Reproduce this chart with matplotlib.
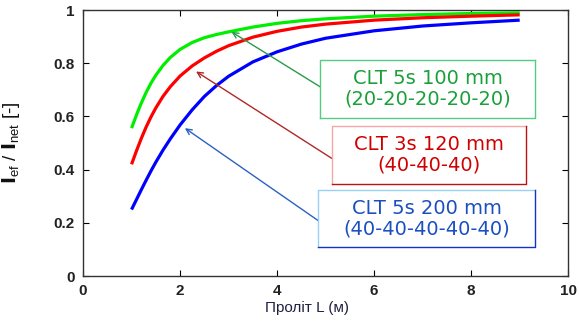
import matplotlib
matplotlib.use("Agg")
import matplotlib.pyplot as plt
from matplotlib.patches import Rectangle

plt.rcParams['font.family'] = ['Liberation Sans', 'DejaVu Sans']
plt.rcParams['mathtext.default'] = 'regular'

# ---- data ----
span_green = [1.0, 1.1, 1.2, 1.3, 1.4, 1.5, 1.65, 1.8, 2.0, 2.25, 2.5, 2.75, 3.0, 3.5, 4.0, 4.5, 5.0, 6.0, 7.0, 8.0, 9.0]
ratio_green = [0.556, 0.605, 0.650, 0.690, 0.725, 0.755, 0.792, 0.822, 0.852, 0.878, 0.896, 0.908, 0.918, 0.936, 0.950, 0.960, 0.967, 0.977, 0.983, 0.987, 0.990]

span_red = [1.0, 1.1, 1.2, 1.3, 1.4, 1.5, 1.65, 1.8, 2.0, 2.25, 2.5, 2.75, 3.0, 3.5, 4.0, 4.5, 5.0, 6.0, 7.0, 8.0, 9.0]
ratio_red = [0.420, 0.470, 0.517, 0.560, 0.598, 0.632, 0.676, 0.712, 0.752, 0.790, 0.820, 0.845, 0.866, 0.898, 0.920, 0.936, 0.947, 0.962, 0.971, 0.977, 0.982]

span_blue = [1.0, 1.1, 1.2, 1.3, 1.4, 1.5, 1.65, 1.8, 2.0, 2.25, 2.5, 2.75, 3.0, 3.5, 4.0, 4.5, 5.0, 6.0, 7.0, 8.0, 9.0]
ratio_blue = [0.250, 0.287, 0.324, 0.360, 0.395, 0.428, 0.474, 0.516, 0.568, 0.625, 0.675, 0.716, 0.751, 0.805, 0.843, 0.872, 0.894, 0.922, 0.940, 0.952, 0.962]

labels = ["CLT 5s 100 mm\n(20-20-20-20-20)",
          "CLT 3s 120 mm\n(40-40-40)",
          "CLT 5s 200 mm\n(40-40-40-40-40)"]
arrow_targets = [(3.06, 0.918), (2.33, 0.769), (2.10, 0.556)]

xticks = [0, 2, 4, 6, 8, 10]
yticks = [0, 0.2, 0.4, 0.6, 0.8, 1]

fig = plt.figure(figsize=(5.79, 3.24), dpi=100)
ax = fig.add_axes([0.1434, 0.148, 0.838, 0.821])

ax.plot(span_green, ratio_green, color='#00ee00', lw=2.3, solid_capstyle='butt', zorder=3)
ax.plot(span_red, ratio_red, color='#ff0000', lw=2.3, solid_capstyle='butt', zorder=3)
ax.plot(span_blue, ratio_blue, color='#0000ff', lw=2.3, solid_capstyle='butt', zorder=3)

ax.set_xlim(0, 10)
ax.set_ylim(0, 1)
ax.set_xticks(xticks)
ax.set_xticklabels([str(t) for t in xticks])
ax.set_yticks(yticks)
ax.set_yticklabels(['0', '0.2', '0.4', '0.6', '0.8', '1'])
ax.tick_params(direction='in', length=4, width=0.8, top=True, right=True,
               labelsize=11, pad=6, labelcolor='#222222')
for lab in ax.get_xticklabels() + ax.get_yticklabels():
    lab.set_fontweight('bold')
for s in ax.spines.values():
    s.set_linewidth(1.0)
    s.set_color('#333333')

ax.set_xlabel('Проліт L (м)', fontsize=11, color='#202040', labelpad=3)
ax.xaxis.set_label_coords(0.462, -0.095)
ax.set_ylabel(r'$\mathbf{I}_{ef}$ / $\mathbf{I}_{net}$ [-]', fontsize=13.5,
              labelpad=4, color='#111111')
ax.yaxis.set_label_coords(-0.125, 0.5)

# annotation boxes: (x0, y0, x1, y1) in data coords, styles
boxes = [
    dict(rect=(4.89, 0.594, 9.31, 0.812), start=(4.89, 0.711), text_c='#1aa03a',
         edge_tl='#55cc80', edge_br='#55cc80', arrow_c='#2a9a4a'),
    dict(rect=(5.13, 0.346, 9.12, 0.564), start=(5.13, 0.442), text_c='#d00000',
         edge_tl='#f4a8a8', edge_br='#c01010', arrow_c='#b02828'),
    dict(rect=(4.85, 0.108, 9.31, 0.323), start=(4.85, 0.208), text_c='#1a4fc0',
         edge_tl='#9ccff2', edge_br='#1035c0', arrow_c='#2a62c0'),
]

for b, lab, tgt in zip(boxes, labels, arrow_targets):
    x0, y0, x1, y1 = b['rect']
    ax.add_patch(Rectangle((x0, y0), x1 - x0, y1 - y0, facecolor='white',
                           edgecolor='none', zorder=4))
    ax.plot([x0, x0, x1], [y0, y1, y1], color=b['edge_tl'], lw=1.0, zorder=5)
    ax.plot([x0, x1, x1], [y0, y0, y1], color=b['edge_br'], lw=1.0, zorder=5)
    ax.text((x0 + x1) / 2, (y0 + y1) / 2, lab, ha='center', va='center',
            color=b['text_c'], fontsize=14, family=['DejaVu Sans'],
            linespacing=1.12, zorder=6)
    ax.annotate('', xy=tgt, xytext=b['start'],
                arrowprops=dict(arrowstyle='->', color=b['arrow_c'], lw=1.0,
                                mutation_scale=10, shrinkA=0, shrinkB=0),
                zorder=4)

fig.savefig('out.png', dpi=100)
━━━━━━━━
▸ Task to carry out: Your task is an exact transcription of all the data, minus the pictures.

▸ Solved exercise:
Reproduce this chart with matplotlib.
import matplotlib
matplotlib.use("Agg")
import matplotlib.pyplot as plt
from matplotlib.patches import Rectangle

plt.rcParams['font.family'] = ['Liberation Sans', 'DejaVu Sans']
plt.rcParams['mathtext.default'] = 'regular'

# ---- data ----
span_green = [1.0, 1.1, 1.2, 1.3, 1.4, 1.5, 1.65, 1.8, 2.0, 2.25, 2.5, 2.75, 3.0, 3.5, 4.0, 4.5, 5.0, 6.0, 7.0, 8.0, 9.0]
ratio_green = [0.556, 0.605, 0.650, 0.690, 0.725, 0.755, 0.792, 0.822, 0.852, 0.878, 0.896, 0.908, 0.918, 0.936, 0.950, 0.960, 0.967, 0.977, 0.983, 0.987, 0.990]

span_red = [1.0, 1.1, 1.2, 1.3, 1.4, 1.5, 1.65, 1.8, 2.0, 2.25, 2.5, 2.75, 3.0, 3.5, 4.0, 4.5, 5.0, 6.0, 7.0, 8.0, 9.0]
ratio_red = [0.420, 0.470, 0.517, 0.560, 0.598, 0.632, 0.676, 0.712, 0.752, 0.790, 0.820, 0.845, 0.866, 0.898, 0.920, 0.936, 0.947, 0.962, 0.971, 0.977, 0.982]

span_blue = [1.0, 1.1, 1.2, 1.3, 1.4, 1.5, 1.65, 1.8, 2.0, 2.25, 2.5, 2.75, 3.0, 3.5, 4.0, 4.5, 5.0, 6.0, 7.0, 8.0, 9.0]
ratio_blue = [0.250, 0.287, 0.324, 0.360, 0.395, 0.428, 0.474, 0.516, 0.568, 0.625, 0.675, 0.716, 0.751, 0.805, 0.843, 0.872, 0.894, 0.922, 0.940, 0.952, 0.962]

labels = ["CLT 5s 100 mm\n(20-20-20-20-20)",
          "CLT 3s 120 mm\n(40-40-40)",
          "CLT 5s 200 mm\n(40-40-40-40-40)"]
arrow_targets = [(3.06, 0.918), (2.33, 0.769), (2.10, 0.556)]

xticks = [0, 2, 4, 6, 8, 10]
yticks = [0, 0.2, 0.4, 0.6, 0.8, 1]

fig = plt.figure(figsize=(5.79, 3.24), dpi=100)
ax = fig.add_axes([0.1434, 0.148, 0.838, 0.821])

ax.plot(span_green, ratio_green, color='#00ee00', lw=2.3, solid_capstyle='butt', zorder=3)
ax.plot(span_red, ratio_red, color='#ff0000', lw=2.3, solid_capstyle='butt', zorder=3)
ax.plot(span_blue, ratio_blue, color='#0000ff', lw=2.3, solid_capstyle='butt', zorder=3)

ax.set_xlim(0, 10)
ax.set_ylim(0, 1)
ax.set_xticks(xticks)
ax.set_xticklabels([str(t) for t in xticks])
ax.set_yticks(yticks)
ax.set_yticklabels(['0', '0.2', '0.4', '0.6', '0.8', '1'])
ax.tick_params(direction='in', length=4, width=0.8, top=True, right=True,
               labelsize=11, pad=6, labelcolor='#222222')
for lab in ax.get_xticklabels() + ax.get_yticklabels():
    lab.set_fontweight('bold')
for s in ax.spines.values():
    s.set_linewidth(1.0)
    s.set_color('#333333')

ax.set_xlabel('Проліт L (м)', fontsize=11, color='#202040', labelpad=3)
ax.xaxis.set_label_coords(0.462, -0.095)
ax.set_ylabel(r'$\mathbf{I}_{ef}$ / $\mathbf{I}_{net}$ [-]', fontsize=13.5,
              labelpad=4, color='#111111')
ax.yaxis.set_label_coords(-0.125, 0.5)

# annotation boxes: (x0, y0, x1, y1) in data coords, styles
boxes = [
    dict(rect=(4.89, 0.594, 9.31, 0.812), start=(4.89, 0.711), text_c='#1aa03a',
         edge_tl='#55cc80', edge_br='#55cc80', arrow_c='#2a9a4a'),
    dict(rect=(5.13, 0.346, 9.12, 0.564), start=(5.13, 0.442), text_c='#d00000',
         edge_tl='#f4a8a8', edge_br='#c01010', arrow_c='#b02828'),
    dict(rect=(4.85, 0.108, 9.31, 0.323), start=(4.85, 0.208), text_c='#1a4fc0',
         edge_tl='#9ccff2', edge_br='#1035c0', arrow_c='#2a62c0'),
]

for b, lab, tgt in zip(boxes, labels, arrow_targets):
    x0, y0, x1, y1 = b['rect']
    ax.add_patch(Rectangle((x0, y0), x1 - x0, y1 - y0, facecolor='white',
                           edgecolor='none', zorder=4))
    ax.plot([x0, x0, x1], [y0, y1, y1], color=b['edge_tl'], lw=1.0, zorder=5)
    ax.plot([x0, x1, x1], [y0, y0, y1], color=b['edge_br'], lw=1.0, zorder=5)
    ax.text((x0 + x1) / 2, (y0 + y1) / 2, lab, ha='center', va='center',
            color=b['text_c'], fontsize=14, family=['DejaVu Sans'],
            linespacing=1.12, zorder=6)
    ax.annotate('', xy=tgt, xytext=b['start'],
                arrowprops=dict(arrowstyle='->', color=b['arrow_c'], lw=1.0,
                                mutation_scale=10, shrinkA=0, shrinkB=0),
                zorder=4)

fig.savefig('out.png', dpi=100)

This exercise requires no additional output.